Terraform was first introduced by Hashicorp at about the same time as Kubernetes. You use Terraform to fully automate the provisioning process on ephemeral compute resources. This is critical for adopting Continuous Integration Continuous Deployment (CI / CD) workflows that require the provisioning of the cluster or any Platform as a Service (PaaS) resources. With Terraform, you have a fully functional change automation solution using a resource graph with an execution plan.
In the configuration, you specify some Terraform settings, a provider, resources and variables usually grouped into modules. There are three types of variables; input, output, and local. They can be static values, expressions, or function calls. Terraform manages internal state in order to map real world resources to your configuration, keep track of metadata, and to improve performance for large infrastructures.
A provider is a Golang program that plugs into the Terraform CLI. Each provider publishes a schema that, when applied, uses the resources and variables to drive calls to the underlying cloud provider's SDK. Hashicorp maintains a publicly available registry of these providers and modules that are contributed by many different organizations.
There are multiple providers for provisioning Kubernetes clusters to the three major cloud vendors; EKS, GKE, and AKS. You can specify all of the important configuration settings such as node instance type, max number of nodes, and Virtual Private Cloud (VPC) subnet IP ranges.
Although you can deploy databases and other stateful services inside Kubernetes, current IT consensus wisdom is to run these types of components outside of the Kubernetes cluster in production environments. To that end, there are Terraform provider plugins for just about any PaaS you can imagine on the three most popular cloud vendors; AWS, GCP, and Azure. You may also decide to use PaaS in development environments in order to maintain dev/prod parity. PaaS offerings include SQL (MySql or Postgres), Kafka, Elastic Search, Caching (Memcached or Redis), and Mongo DB. At the time of this writing, the Terraform registry includes 1,315 providers and 6,701 modules.
Here are some lessons learned while using Helm and Terraform with Kubernetes to run the load test lab on the different public clouds.

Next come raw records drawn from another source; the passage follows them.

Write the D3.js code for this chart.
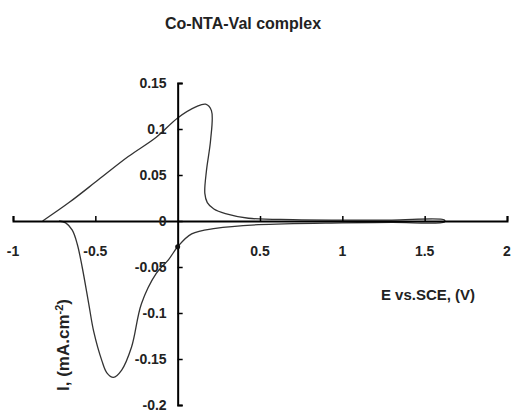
<!DOCTYPE html>
<html>
<head>
<meta charset="utf-8">
<script src="https://cdn.jsdelivr.net/npm/d3@7"></script>
<style>
  body { margin: 0; background: #fff; }
  svg text { font-family: "Liberation Sans", Arial, sans-serif; font-weight: bold; fill: #222; }
</style>
</head>
<body>
<svg id="chart" width="513" height="414"></svg>
<script>
// Cyclic voltammogram of the Co-NTA-Val complex (potential in V vs. SCE, current in mA.cm^-2)
const potential = [
  -0.82, -0.66, -0.48, -0.3, -0.13, 0, 0.11, 0.17, 0.205, 0.2, 0.175, 0.165, 0.18, 0.22,
  0.29, 0.43, 0.7, 1.0, 1.3, 1.62,
  1.62, 1.3, 1.0, 0.49, 0.23, 0.085, 0, -0.055, -0.13, -0.22, -0.28, -0.34, -0.39, -0.43,
  -0.46, -0.51, -0.54, -0.58, -0.61, -0.64, -0.68, -0.72
];
const current = [
  0, 0.02, 0.045, 0.07, 0.091, 0.112, 0.124, 0.127, 0.12, 0.088, 0.055, 0.03, 0.02, 0.013,
  0.008, 0.003, 0.0015, 0.001, 0.001, 0.001,
  -0.001, -0.0015, -0.002, -0.004, -0.008, -0.014, -0.028, -0.042, -0.057, -0.09, -0.137, -0.162, -0.17, -0.165,
  -0.152, -0.12, -0.09, -0.05, -0.025, -0.01, -0.002, 0
];
const xTicks = [-1, -0.5, 0.5, 1, 1.5, 2];
const yTicks = [-0.2, -0.15, -0.1, -0.05, 0, 0.05, 0.1, 0.15];

const svg = d3.select("#chart");
const x = d3.scaleLinear().domain([-1, 2]).range([13, 507]);
const y = d3.scaleLinear().domain([-0.2, 0.15]).range([405, 83]);

// title
svg.append("text").attr("x", 243).attr("y", 29).attr("text-anchor", "middle")
  .style("font-size", "16px").text("Co-NTA-Val complex");

// curve
const pts = potential.map((e, i) => [e, current[i]]);
const line = d3.line().x(d => x(d[0])).y(d => y(d[1])).curve(d3.curveCatmullRom.alpha(0.5));
svg.append("path").datum(pts).attr("d", line)
  .attr("fill", "none").attr("stroke", "#333").attr("stroke-width", 1.3);

// x axis through I = 0, ticks pointing up
const xAxis = svg.append("g").attr("transform", `translate(0,${y(0)})`)
  .call(d3.axisTop(x).tickValues(xTicks).tickSize(5).tickFormat(""));
xAxis.select(".domain").attr("stroke", "#000").attr("stroke-width", 2);
xAxis.selectAll(".tick line").attr("stroke", "#000").attr("stroke-width", 1.5);
svg.append("g").selectAll("text").data(xTicks).join("text")
  .attr("x", d => x(d)).attr("y", y(0) + 35).attr("text-anchor", "middle")
  .style("font-size", "14px").text(d => d);

// y axis through E = 0, ticks pointing right
const yAxis = svg.append("g").attr("transform", `translate(${x(0)},0)`)
  .call(d3.axisRight(y).tickValues(yTicks).tickSize(5).tickFormat(""));
yAxis.select(".domain").attr("stroke", "#000").attr("stroke-width", 2);
yAxis.selectAll(".tick line").attr("stroke", "#000").attr("stroke-width", 1.5);
svg.append("g").selectAll("text").data(yTicks).join("text")
  .attr("x", x(0) - 11).attr("y", d => y(d) + 5).attr("text-anchor", "end")
  .style("font-size", "14px").text(d => d);

// mark where the return sweep crosses E = 0
svg.append("circle").attr("cx", x(potential[26])).attr("cy", y(current[26])).attr("r", 2.5).attr("fill", "#111");

// axis titles
svg.append("text").attr("x", 428).attr("y", 300).attr("text-anchor", "middle")
  .style("font-size", "15px").text("E vs.SCE, (V)");
const yt = svg.append("text").attr("transform", "translate(69,345) rotate(-90)")
  .attr("text-anchor", "middle").style("font-size", "17px");
yt.append("tspan").text("I, (mA.cm");
yt.append("tspan").attr("dy", -6).style("font-size", "11px").text("-2");
yt.append("tspan").attr("dy", 6).text(")");
</script>
</body>
</html>
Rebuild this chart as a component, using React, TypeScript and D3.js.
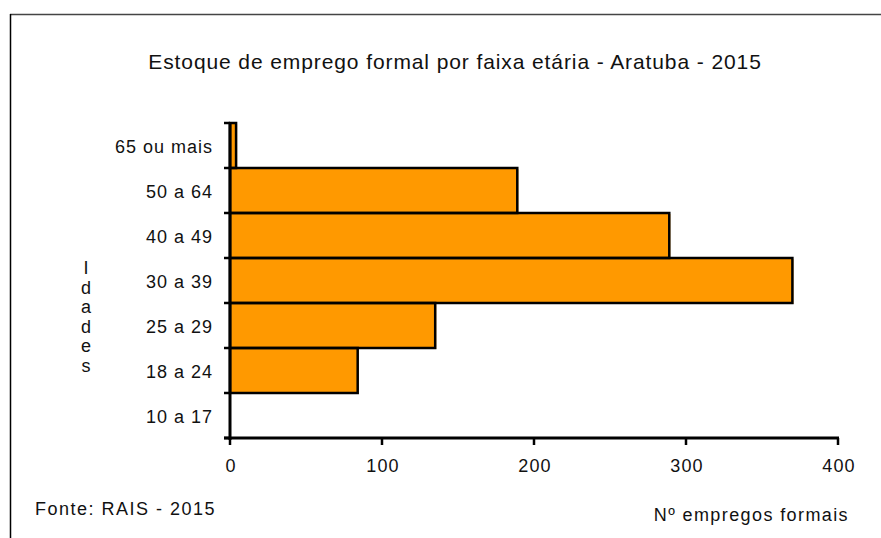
import React, { useEffect, useRef } from 'react';
import * as d3 from 'd3';

// faixa etária (top to bottom)
const ageGroups = ['65 ou mais', '50 a 64', '40 a 49', '30 a 39', '25 a 29', '18 a 24', '10 a 17'];
const employees = [4, 189, 289, 370, 135, 84, 0];
const xTicks = [0, 100, 200, 300, 400];
const yTitle = ['I', 'd', 'a', 'd', 'e', 's'];

const App = () => {
  const svgRef = useRef<SVGSVGElement>(null);

  useEffect(() => {
    const svg = d3.select(svgRef.current);
    svg.selectAll('*').remove();

    const width = 881;
    const height = 538;
    const margin = { top: 123, right: 43, bottom: 100, left: 230 };
    const font = 'Liberation Sans, Arial, sans-serif';

    // frame
    svg.append('line')
      .attr('x1', 10).attr('x2', width).attr('y1', 14.5).attr('y2', 14.5)
      .attr('stroke', '#444').attr('stroke-width', 1.5);
    svg.append('line')
      .attr('x1', 10.5).attr('x2', 10.5).attr('y1', 14).attr('y2', height)
      .attr('stroke', '#000').attr('stroke-width', 1.5);

    const x = d3.scaleLinear()
      .domain([0, 400])
      .range([margin.left, width - margin.right]);

    const y = d3.scaleBand()
      .domain(ageGroups)
      .range([margin.top, height - margin.bottom])
      .padding(0);

    const data = ageGroups.map((g, i) => ({ label: g, value: employees[i] }));

    // bars: orange fill slightly offset, black outline
    svg.append('g')
      .selectAll('rect')
      .data(data.filter(d => d.value > 0))
      .enter()
      .append('rect')
      .attr('x', x(0))
      .attr('y', d => (y(d.label) as number) + 1)
      .attr('width', d => x(d.value) - x(0) + 1)
      .attr('height', y.bandwidth())
      .attr('fill', '#FF9900');

    svg.append('g')
      .selectAll('rect')
      .data(data.filter(d => d.value > 0))
      .enter()
      .append('rect')
      .attr('x', x(0))
      .attr('y', d => y(d.label) as number)
      .attr('width', d => x(d.value) - x(0))
      .attr('height', y.bandwidth())
      .attr('fill', 'none')
      .attr('stroke', '#000')
      .attr('stroke-width', 2.5);

    // y axis
    const yAxis = svg.append('g');
    yAxis.append('line')
      .attr('x1', x(0)).attr('x2', x(0))
      .attr('y1', margin.top).attr('y2', height - margin.bottom + 2)
      .attr('stroke', '#000').attr('stroke-width', 3);
    const bounds = ageGroups.map(g => y(g) as number).concat([height - margin.bottom]);
    yAxis.selectAll('.ytick')
      .data(bounds)
      .enter()
      .append('line')
      .attr('x1', x(0) - 6).attr('x2', x(0))
      .attr('y1', d => d).attr('y2', d => d)
      .attr('stroke', '#000').attr('stroke-width', 2.5);
    yAxis.selectAll('text')
      .data(ageGroups)
      .enter()
      .append('text')
      .attr('x', 213)
      .attr('y', d => (y(d) as number) + y.bandwidth() / 2 + 7)
      .attr('text-anchor', 'end')
      .attr('font-family', font)
      .attr('font-size', 18)
      .attr('letter-spacing', 1)
      .attr('fill', '#111')
      .text(d => d);

    // x axis
    const xAxis = svg.append('g');
    const axisY = height - margin.bottom;
    xAxis.append('line')
      .attr('x1', x(0) - 6).attr('x2', x(400) + 1)
      .attr('y1', axisY).attr('y2', axisY)
      .attr('stroke', '#000').attr('stroke-width', 3);
    xAxis.selectAll('.xtick')
      .data(xTicks)
      .enter()
      .append('line')
      .attr('x1', d => x(d)).attr('x2', d => x(d))
      .attr('y1', axisY).attr('y2', axisY + 7)
      .attr('stroke', '#000').attr('stroke-width', 2.5);
    xAxis.selectAll('text')
      .data(xTicks)
      .enter()
      .append('text')
      .attr('x', d => x(d) + 1)
      .attr('y', axisY + 34)
      .attr('text-anchor', 'middle')
      .attr('font-family', font)
      .attr('font-size', 18)
      .attr('letter-spacing', 1.2)
      .attr('fill', '#111')
      .text(d => d);

    // title
    svg.append('text')
      .attr('x', 455).attr('y', 69)
      .attr('text-anchor', 'middle')
      .attr('font-family', font)
      .attr('font-size', 21)
      .attr('letter-spacing', 0.9)
      .attr('fill', '#111')
      .text('Estoque de emprego formal por faixa etária - Aratuba  - 2015');

    // vertical axis title
    svg.append('g')
      .selectAll('text')
      .data(yTitle)
      .enter()
      .append('text')
      .attr('x', 86)
      .attr('y', (_, i) => 274 + i * 19.6)
      .attr('text-anchor', 'middle')
      .attr('font-family', font)
      .attr('font-size', 18)
      .attr('fill', '#111')
      .text(d => d);

    svg.append('text')
      .attr('x', 35).attr('y', 515)
      .attr('font-family', font)
      .attr('font-size', 18)
      .attr('letter-spacing', 1.5)
      .attr('fill', '#111')
      .text('Fonte: RAIS - 2015');

    svg.append('text')
      .attr('x', 849).attr('y', 521)
      .attr('text-anchor', 'end')
      .attr('font-family', font)
      .attr('font-size', 18)
      .attr('letter-spacing', 1.4)
      .attr('fill', '#111')
      .text('Nº empregos formais');
  }, []);

  return (
    <svg
      ref={svgRef}
      width={881}
      height={538}
      style={{ position: 'absolute', left: 0, top: 0, background: '#fff' }}
    />
  );
};

export default App;
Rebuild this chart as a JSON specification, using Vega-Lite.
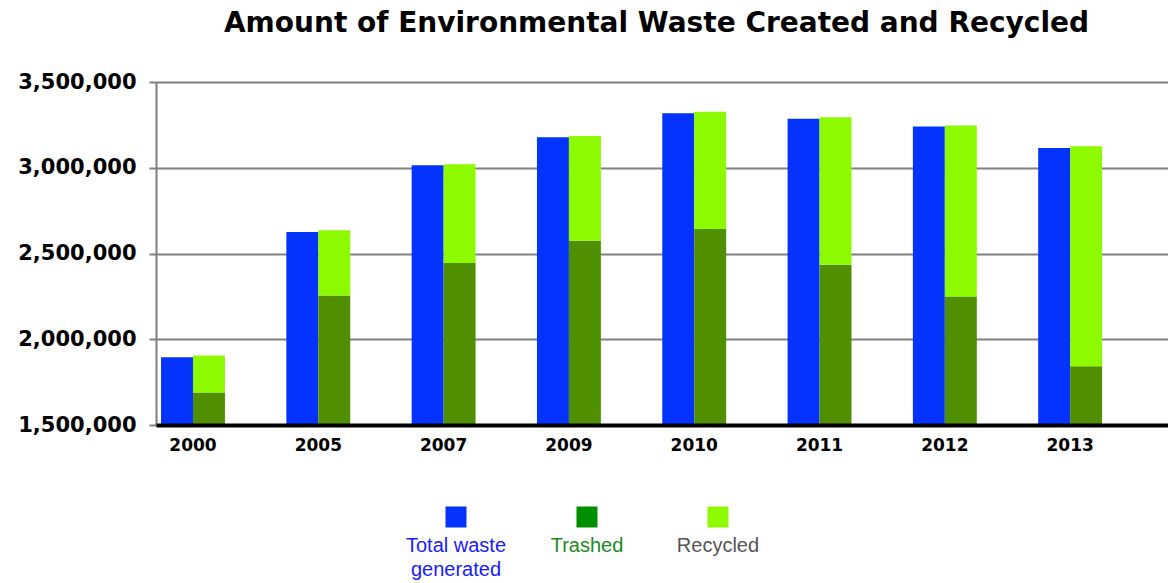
{
  "$schema": "https://vega.github.io/schema/vega-lite/v6.json",
  "background": "white",
  "padding": {"left": 17, "top": 10, "right": 0, "bottom": 0},
  "spacing": 53,
  "config": {"view": {"stroke": null}},
  "datasets": {
    "bars": [
      {"year": "2000", "col": "Total", "series": "Total waste generated", "ord": 0, "value": 1895000},
      {"year": "2000", "col": "Split", "series": "Trashed", "ord": 1, "value": 1690000},
      {"year": "2000", "col": "Split", "series": "Recycled", "ord": 2, "value": 215000},
      {"year": "2005", "col": "Total", "series": "Total waste generated", "ord": 0, "value": 2625000},
      {"year": "2005", "col": "Split", "series": "Trashed", "ord": 1, "value": 2255000},
      {"year": "2005", "col": "Split", "series": "Recycled", "ord": 2, "value": 380000},
      {"year": "2007", "col": "Total", "series": "Total waste generated", "ord": 0, "value": 3015000},
      {"year": "2007", "col": "Split", "series": "Trashed", "ord": 1, "value": 2445000},
      {"year": "2007", "col": "Split", "series": "Recycled", "ord": 2, "value": 575000},
      {"year": "2009", "col": "Total", "series": "Total waste generated", "ord": 0, "value": 3178000},
      {"year": "2009", "col": "Split", "series": "Trashed", "ord": 1, "value": 2575000},
      {"year": "2009", "col": "Split", "series": "Recycled", "ord": 2, "value": 610000},
      {"year": "2010", "col": "Total", "series": "Total waste generated", "ord": 0, "value": 3318000},
      {"year": "2010", "col": "Split", "series": "Trashed", "ord": 1, "value": 2643000},
      {"year": "2010", "col": "Split", "series": "Recycled", "ord": 2, "value": 684000},
      {"year": "2011", "col": "Total", "series": "Total waste generated", "ord": 0, "value": 3285000},
      {"year": "2011", "col": "Split", "series": "Trashed", "ord": 1, "value": 2435000},
      {"year": "2011", "col": "Split", "series": "Recycled", "ord": 2, "value": 860000},
      {"year": "2012", "col": "Total", "series": "Total waste generated", "ord": 0, "value": 3240000},
      {"year": "2012", "col": "Split", "series": "Trashed", "ord": 1, "value": 2250000},
      {"year": "2012", "col": "Split", "series": "Recycled", "ord": 2, "value": 997000},
      {"year": "2013", "col": "Total", "series": "Total waste generated", "ord": 0, "value": 3115000},
      {"year": "2013", "col": "Split", "series": "Trashed", "ord": 1, "value": 1842000},
      {"year": "2013", "col": "Split", "series": "Recycled", "ord": 2, "value": 1283000}
    ],
    "legend": [
      {"item": "Total waste generated", "label": "Total waste\ngenerated"},
      {"item": "Trashed", "label": "Trashed"},
      {"item": "Recycled", "label": "Recycled"}
    ]
  },
  "vconcat": [
    {
      "title": {"text": "Amount of Environmental Waste Created and Recycled", "font": "DejaVu Sans", "fontSize": 28, "fontWeight": "bold", "color": "black", "anchor": "middle", "frame": "group", "dx": -6, "offset": 33},
      "width": 1013,
      "height": 343,
      "data": {"name": "bars"},
      "mark": {"type": "bar", "clip": true},
      "encoding": {
        "x": {
          "field": "year", "type": "nominal", "sort": null,
          "scale": {"paddingInner": 0.49, "paddingOuter": 0.287, "align": 0.07},
          "axis": {"title": null, "labelAngle": 0, "labelFont": "DejaVu Sans", "labelFontWeight": "bold", "labelFontSize": 17, "labelColor": "black", "labelPadding": 12, "ticks": false, "domainColor": "black", "domainWidth": 4, "zindex": 2}
        },
        "xOffset": {"field": "col", "type": "nominal", "sort": ["Total", "Split"], "scale": {"paddingInner": 0, "paddingOuter": 0}},
        "y": {
          "field": "value", "type": "quantitative", "stack": "zero",
          "scale": {"domain": [1500000, 3500000], "zero": false, "nice": false},
          "axis": {"title": null, "values": [1500000, 2000000, 2500000, 3000000, 3500000], "format": ",d", "labelFont": "DejaVu Sans", "labelFontWeight": "bold", "labelFontSize": 21, "labelColor": "black", "labelPadding": 13, "tickSize": 7, "tickColor": "#808080", "tickWidth": 2, "domainColor": "#808080", "domainWidth": 2, "gridColor": "#808080", "gridWidth": 2, "gridOpacity": 1}
        },
        "color": {"field": "series", "type": "nominal", "scale": {"domain": ["Total waste generated", "Trashed", "Recycled"], "range": ["#0433FF", "#4F8F00", "#8EFA00"]}, "legend": null},
        "order": {"field": "ord", "type": "quantitative"}
      }
    },
    {
      "width": 655,
      "height": 20,
      "data": {"name": "legend"},
      "encoding": {
        "x": {"field": "item", "type": "nominal", "sort": null, "scale": {"type": "band", "paddingInner": 0, "paddingOuter": 1, "align": 0.895}, "axis": null}
      },
      "layer": [
        {
          "mark": {"type": "square", "size": 441, "filled": true, "opacity": 1},
          "encoding": {"color": {"field": "item", "type": "nominal", "scale": {"domain": ["Total waste generated", "Trashed", "Recycled"], "range": ["#0433FF", "#008F00", "#8EFA00"]}, "legend": null}}
        },
        {
          "mark": {"type": "text", "baseline": "top", "align": "center", "dy": 19, "font": "Liberation Sans", "fontSize": 20, "lineBreak": "\n", "lineHeight": 24},
          "encoding": {
            "text": {"field": "label", "type": "nominal"},
            "color": {"field": "item", "type": "nominal", "scale": {"domain": ["Total waste generated", "Trashed", "Recycled"], "range": ["#1a1aff", "#1a8c1a", "#555555"]}, "legend": null}
          }
        }
      ],
      "resolve": {"scale": {"color": "independent"}}
    }
  ]
}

Personally, I prefer Hashicorp's own collection of provider plugins and modules because they are mature, full featured, flexible, stable, yet easy to use.
You can choose to run Terraform either locally on your machine or in the vendor's cloud shell which is a web app designed to look like a CLI. It may seem to be easier to use the cloud shell because it comes pre-installed and configured to use their SDK. I prefer to run Terraform locally. It may require more setup to install and configure everything but you get to easily port forward to anything running in your cluster.
I keep talking about CLIs but it is not too hard to get any or all of these tools to run properly from a Jenkins pipeline or Github action.
In order to complete the load test evaluation, I need to access the Kibana and Grafana web applications. I also download the performance results from Elastic Search for subsequent analysis in Apache Druid.
Typically, you have to load the schema for a database before it can be used by the service. For the load test lab, I just deploy the databases inside the cluster. You can initialize the database any way you like with commands specified in the postStart handler part of a deployment manifest. With that approach the database is properly initialized by the time that the K8s control plane sees it as available.
I use conditional expressions a lot in my Helm chart templates. There are three ways that I use Kubernetes here; backend deving with the integration test, frontend deving with a GUI, and running the actual load test itself. Different services need to be deployed in these configurations. You can conditionally apply an entire manifest based on configuration values used as logic switches.
Currently, there are thirteen different implementations of the service being load tested. They don't always rely on precisely the same configuration. Which implementation to test is identified as a value in the configuration. Not only does the deployment manifest rely on that value to load the right image but also conditionally determines how to configure the environment variables for the Docker container.
There are Helm chart libraries publicly available on the Internet. I have not had a lot of success using them because, frankly, what I have found so far is not very high in quality. It is better just to write and maintain your own Helm charts rather than to depend on others.
Let's talk a little bit about the individual cloud providers themselves. Under the covers, AWS depends on CloudFormation to provision EKS which, in turn, depends a lot on IAM. You have to make sure that the account you configured the AWS CLI to use has sufficient privileges for provisioning EKS. Don't attempt to reuse an already existing VPC. You should create a new VPC every time you create an EKS cluster and destroy the VPC every time you decommission the corresponding EKS cluster.
GKE used to be the sweetest K8s cluster implementation around. They have changed some default networking recently that renders load balancer service types as ineffective. It's tricky to get the ingress right because some apps use funky redirects. That's why I always use port forwarding now. With the GKE provider, you have to specify the project_id and region variables in the configuration so you have to edit the terraform.tfvars file before you can provision the cluster.
I was hoping to include an evaluation of Terraform provisioned AKS with this blog but a bug in the sign up funnel for Azure prevented me from doing that. Even though I was attempting to subscribe with a Microsoft account correctly identified as living in California, the part of the funnel where I am to enter the credit card says that I live in Canada. I attempted to remedy that through a chat session with customer support. I had to disclose all kinds of personal information over a long period of time but never got unblocked.
CI / CD powered microservice architecture has come a long way in reducing release anxiety. These favorable results would never have occurred without sufficient devops maturity. The completely automated and reliable way to provision, configure, and deploy entire stacks of services in the developer, integration test, and production environments is key to the current success of modern enterprise software development. Kubernetes, Terraform, and Helm have emerged as the best technologies for provisioning, managing, and orchestrating container based services.